Contenders to be next U.K. leader divided over no deal Brexit
The race for the next U.K. leader hinges on one question: Should the U.K. leave the EU as scheduled on Oct. 31?
LONDON – The race to succeed Prime Minister Theresa May is becoming a battle over whether Britain should leave the European Union without a divorce agreement – or whether that would cause economic and political mayhem.
May’s Conservatives are reeling after the upstart Brexit Party won Britain’s election for European Parliament seats. The Conservatives came a humiliating fifth.
That led some Conservatives, including leadership contenders Boris Johnson and Dominic Raab, to argue that the U.K. must leave the EU as scheduled on Oct. 31, even if it hasn’t approved a withdrawal deal.
Others say crashing out of the bloc would be reckless.
Foreign Secretary Jeremy Hunt said Tuesday that trying to leave without a deal would lead Parliament to trigger a national election that would see the Conservative Party “annihilated” because of its failure to make good on its promise to oversee an orderly Brexit.
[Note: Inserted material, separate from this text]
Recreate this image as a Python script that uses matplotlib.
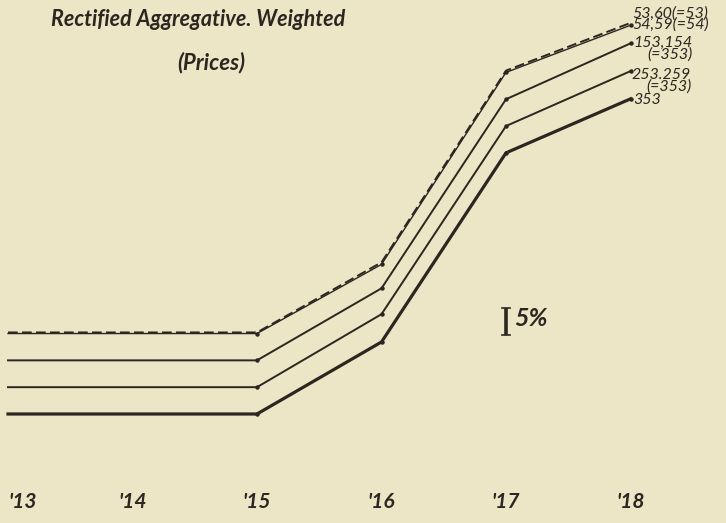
import numpy as np
import matplotlib
matplotlib.use("Agg")
import matplotlib.pyplot as plt

# index numbers (1913 = 100)
years = [1913, 1914, 1915, 1916, 1917, 1918]
f53_60 = [100.0, 100.0, 100.0, 113.6, 161.0, 175.6]
f54_59 = [100.0, 100.0, 100.0, 113.4, 160.8, 175.2]
f153_154 = [100.0, 100.0, 100.0, 114.0, 160.8, 178.0]
f253_259 = [100.0, 100.0, 100.0, 114.2, 160.8, 177.7]
f353 = [100.0, 100.0, 100.0, 114.0, 160.8, 177.4]
year_labels = ["'13", "'14", "'15", "'16", "'17", "'18"]
end_labels = ["53,60(=53)\n54,59(=54)", "153,154\n(=353)", "253.259\n(=353)", "353"]
end_pos = [(632, 19), (633, 49), (632, 81), (633, 100)]

W, H = 726, 523
paper = '#ece5c6'
ink = '#2b2620'
fam = ['Lato', 'DejaVu Sans']

fig = plt.figure(figsize=(W / 100, H / 100), dpi=100, facecolor=paper)

# axes from pixel 0 to 488 vertically, ratio (log) scale
s = 0.00079
ybot = 488
ax = fig.add_axes([0, 1 - ybot / H, 1, ybot / H])
ax.set_facecolor(paper)
ax.set_yscale('log')
ax.set_ylim(10 ** (2 - (ybot - 414) * s), 10 ** (2 + 414 * s))
dx = 124.5
ax.set_xlim(1913 - 8 / dx, 1913 + (W - 8) / dx)

# curves are shifted 5% apart for legibility
step = 1.05
yrs = np.array(years)
mk = dict(marker='o', ms=2.2, markevery=[2, 3, 4, 5])
ax.plot(yrs, np.array(f353), color=ink, lw=2.3, **mk)
ax.plot(yrs, np.array(f253_259) * step, color=ink, lw=1.4, **mk)
ax.plot(yrs, np.array(f153_154) * step ** 2, color=ink, lw=1.4, **mk)
ax.plot(yrs, np.array(f54_59) * step ** 3, color=ink, lw=1.0, **mk)
ax.plot(yrs, np.array(f53_60) * step ** 3 * 1.002, color=ink, lw=1.4, dashes=(5, 2.2))

for sp in ax.spines.values():
    sp.set_visible(False)
ax.set_yticks([])
ax.minorticks_off()
ax.set_xticks(years)
ax.set_xticklabels(year_labels, fontsize=15, fontstyle='italic', fontweight='bold',
                   family=fam, color=ink)
ax.tick_params(axis='x', length=0, pad=3)
ax.get_xticklabels()[0].set_ha('left')

def px(x, y):
    return x / W, 1 - y / H

fig.text(*px(198, 20), 'Rectified Aggregative. Weighted', ha='center', va='center',
         fontsize=15.5, fontstyle='italic', fontweight='bold', family=fam, color=ink)
fig.text(*px(211, 63), '(Prices)', ha='center', va='center',
         fontsize=16, fontstyle='italic', fontweight='bold', family=fam, color=ink)

# 5% scale bar
bar_y = 10 ** (2 + (414 - 335) * s)
bx = 1913 + (506 - 8) / dx
ax.plot([bx, bx], [bar_y, bar_y * 1.05], color=ink, lw=2.6, solid_capstyle='butt')
ax.plot([bx - 4 / dx, bx + 4 / dx], [bar_y, bar_y], color=ink, lw=1.2)
ax.plot([bx - 4 / dx, bx + 4 / dx], [bar_y * 1.05] * 2, color=ink, lw=1.2)
fig.text(*px(514, 319), '5%', ha='left', va='center', fontsize=18,
         fontstyle='italic', fontweight='bold', family=fam, color=ink)

# labels at right end
for (x, y), t in zip(end_pos, end_labels):
    fig.text(*px(x, y), t, ha='left', va='center', fontsize=11.5, linespacing=0.76,
             multialignment='right', fontstyle='italic', family=fam, color=ink)

fig.savefig('out.png', dpi=100, facecolor=paper)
“That would be political suicide, not just for me but for all of us in the Conservative Party,” he said.
But other contenders say the success of the Brexit Party led by veteran euroskeptic Nigel Farage shows that Britain must leave the EU at any cost.
“Political suicide actually lies in not having a clean break from the EU and not leaving on the 31st October,” said Conservative legislator Esther McVey, who is also running for the top job.
Britain’s Parliament has voted not to leave the EU without a deal, but also three times rejected May’s agreement with the bloc.
May finally admitted defeat last week and announced she will step down as Conservative leader on June 7.
Ten Conservative lawmakers have entered a party contest to replace her. The winner will become Britain’s next prime minister without the need for a national election.